3) De 2013 a 2016 os moradores da Izidora construíram
sozinhos, com seus próprios recursos e esforços, mais unidades habitacionais do
que duas gestões sucessivas da Prefeitura Municipal de Belo Horizonte, com
verbas federais. Não há garantia,
portanto, a despeito do que se possa argumentar, de que o poder público tenha a
capacidade de dar solução para a moradia daquelas pessoas, uma vez despejadas.
4) Despejos
forçados no Brasil, além de violentos em si, a despeito de medidas chamadas
humanitárias, resultam em mais pessoas sem-casa, na piora e não na melhoria das
condições de moradia e de vida dos despejados.
5) Os
impactos do despejo forçado daquelas milhares de famílias serão sentidos nos
municípios da Região Metropolitana de Belo Horizonte. Os moradores despejados irão buscar moradia
nas regiões próximas, onde o aluguel é mais barato ou onde há áreas vazias ou
subutilizadas. Assim, trata-se, apenas de deslocar o problema, que apenas se
agrava. O déficit habitacional da Região Metropolitana de Belo Horizonte e a
pressão por habitação social aumentarão exponencialmente, com a constituição de
periferias cada vez mais precárias e reprodutoras da exclusão social e
econômica.
6) Os parcos
serviços públicos oferecidos na região, densamente ocupada e insuficientemente
servida, serão sobrecarregados com o aprofundamento das carências relativas à
saúde, à assistência social, à educação, à segurança pública, com graves consequências
associadas à violência urbana.
7) Do
ponto vista do campo da Arquitetura e do Urbanismo, a melhor solução para o
caso Izidora seria manter ali aquelas famílias, qualificando-se o seu espaço,
por que:
- toda demolição de edificações é
insustentável; implica no desperdício tanto dos recursos materiais e
energéticos consumidos para a sua construção, quanto do próprio processo de
transformação do território para a sua inserção, isto é, a demolição de casas,
equipamentos comunitários, ruas e largos, independente do seu padrão,
representa um enorme prejuízo ambiental, enquanto sua qualificação representa
um ganho, na medida em que todos – moradores da metrópole e do planeta- nos
beneficiamos do aproveitamento dos recursos ali já empregados;
- as ocupações Esperança, Rosa Leão e
Vitória, dadas as suas organizações socioespaciais, não se distinguem do que
denominamos bairros, exceto pelo seu não reconhecimento pelo Estado;
- o espaço autoproduzido, como o é o das
ocupações urbanas, guarda, ao contrário do que se possa pensar, um enorme
potencial de recuperação ambiental, diferente do espaço da chamada cidade
formal, onde a urbanização completa dá-se segundo um modelo de saneamento que conduz
à degradação ambiental: do solo, da água, do ar, com alta geração de resíduos e
prejuízos à vida;
- existem políticas públicas urbanas e
habitacionais para reconhecer, qualificar e consolidar ocupações como áreas de
interesse social (vide a Política Municipal de Habitação de Belo Horizonte).
8) A
noção função social da propriedade, trazida na Constituição Brasileira de 1988
e regulamentada na Lei Federal Estatuto da Cidade, é reconhecida e legitimada
pelos planos diretores dos municípios da Região Metropolitana de Belo
Horizonte. A manutenção de áreas vazias ou subutilizadas na cidade é criminosa.

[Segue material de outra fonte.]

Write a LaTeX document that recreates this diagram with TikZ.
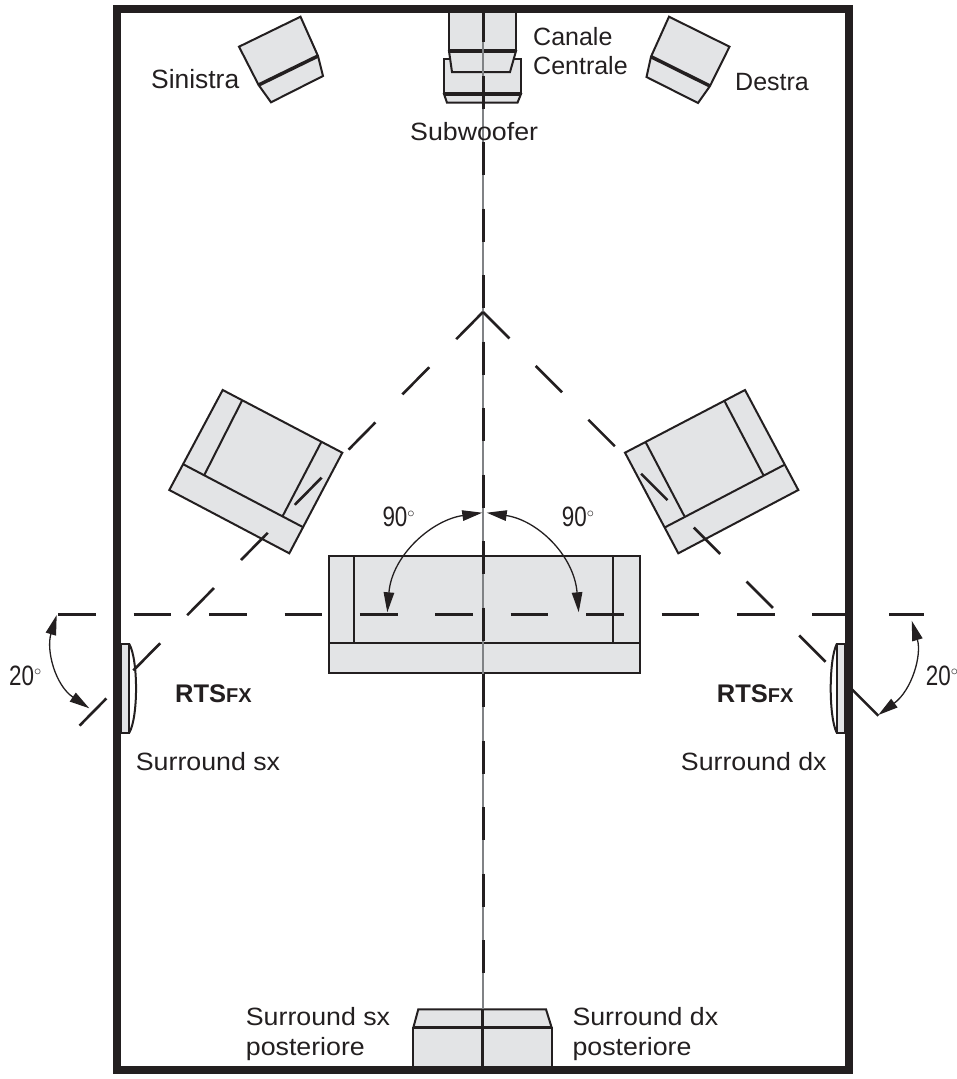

Até agora, os moradores das ocupações estão dando utilidade àquele território,
mantido vazio por cerca de 70 anos.
9) A
Operação Urbana Simplificada do Isidoro não é o instrumento adequado para a
ocupação sustentável daquela região, a maior e última extensão de área natural
pouco transformada, em vetor de expansão e de adensamento urbanos, com alta
vulnerabilidade social. Qualquer instrumento de política urbana para aquela
região deve considerar a sua cabal realidade, e envolver todos os agentes
interessados e afetados, entre os quais a Prefeitura Municipal de Santa Luzia,
até agora alijada da negociação em curso. O modelo de transformação do
território colocado pelo empreendimento e expresso no próprio licenciamento
ambiental não condizem com os avanços do planejamento ambiental urbano, em
especial a consideração da bacia hidrográfica como principal unidade de
planejamento.
Documento da ASS – Arquitetos Sem Fronteiras
Brasil, protocolado na Prefeitura de Santa Luzia na manhã do dia 05/10/2016.
Santa Luzia, MG, Brasil, 05 de outubro de 2016.